6. At the time of the incident, Mr. Neville did not sport a spotless discipline record. Initially, from his hiring in 1990 to the Fall of 2006, nothing appears on his discipline record. In 2007, Mr. Neville received 30 demerit points for a TOP violation. CP imposed demerit points on other occasions, but those did not involve rules infractions. CP also terminated Mr. Neville in 2013. The parties settled the resulting grievance by agreeing to a suspension.
7. The arbitrator shares the TCRC MWED’s view that Mr. Neville’s negligent actions, while extremely serious, did not break the bond of trust in the way a theft might have. Moreover, Mr. Neville’s previous TOP infraction had taken place almost 10 years before in 2007. The TCRC MWED noted that remedies have been issued in similar situations which maintained an employment relationship while addressing CP’s legitimate interests.
8. The arbitrator is satisfied that Mr. Neville can be reinstated back into employment, but with conditions that protect CP’s interests. In that regard, the arbitrator finds persuasive the decisions of Arbitrator Picher in CROA&DR 2672 and Arbitrator Albertyn in CROA&DR 4361.
9. Accordingly, CP shall reinstate Mr.

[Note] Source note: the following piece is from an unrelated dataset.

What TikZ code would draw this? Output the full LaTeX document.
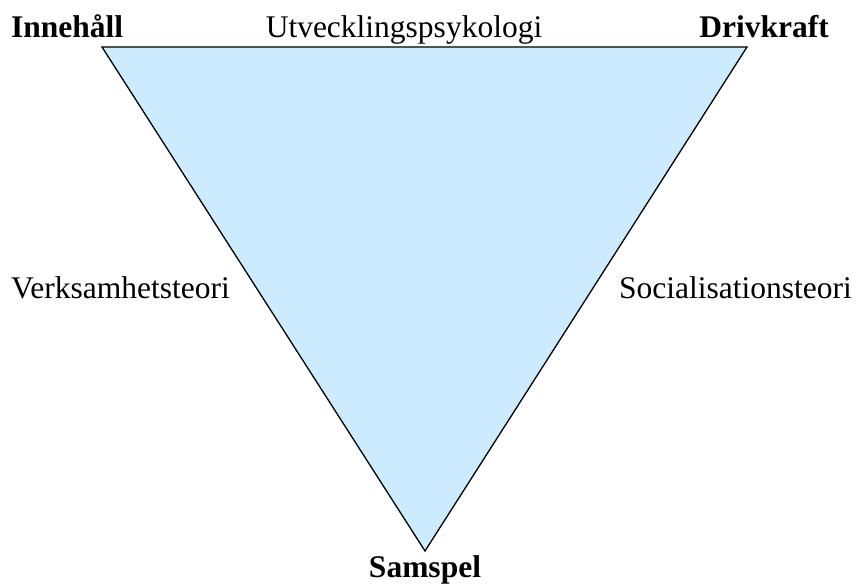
\documentclass[tikz,border=0pt]{standalone}
\usepackage{fontspec}
\setmainfont{Liberation Serif}
\definecolor{trifill}{HTML}{CCEBFF}
\begin{document}
\begin{tikzpicture}[x=1pt,y=1pt,
  lbl/.style={font=\fontsize{31.5}{36}\selectfont, inner sep=0pt, anchor=base},
  blbl/.style={lbl, font=\fontsize{31.5}{36}\selectfont\bfseries}]
\useasboundingbox (0,0) rectangle (859,586);
\coordinate (tl) at (102,539);
\coordinate (tr) at (747,539);
\coordinate (bt) at (425,35);
\draw[line width=1.3pt, fill=trifill, line join=miter] (tl) -- (tr) -- (bt) -- cycle;
\node[blbl, anchor=base west] (inn) at (11,548) {Innehåll};
\node[lbl] (utv) at (404,548) {Utvecklingspsykologi};
\node[blbl, anchor=base east] (dri) at (829,548) {Drivkraft};
\node[lbl, anchor=base west] (ver) at (11,287) {Verksamhetsteori};
\node[lbl, anchor=base east] (soc) at (852,287) {Socialisationsteori};
\node[blbl] (sam) at (425,9) {Samspel};
\end{tikzpicture}
\end{document}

Neville in employment without loss of seniority, but without compensation for wages and benefits lost. He is returned to a demoted position in which he will have no responsibility for holding track occupancy permits. CP shall decide when that TOP condition may be removed. Mr. Neville’s employment record will record the time between his termination and reinstatement as a suspension.
10. The arbitrator remains seized for any questions arising from this award.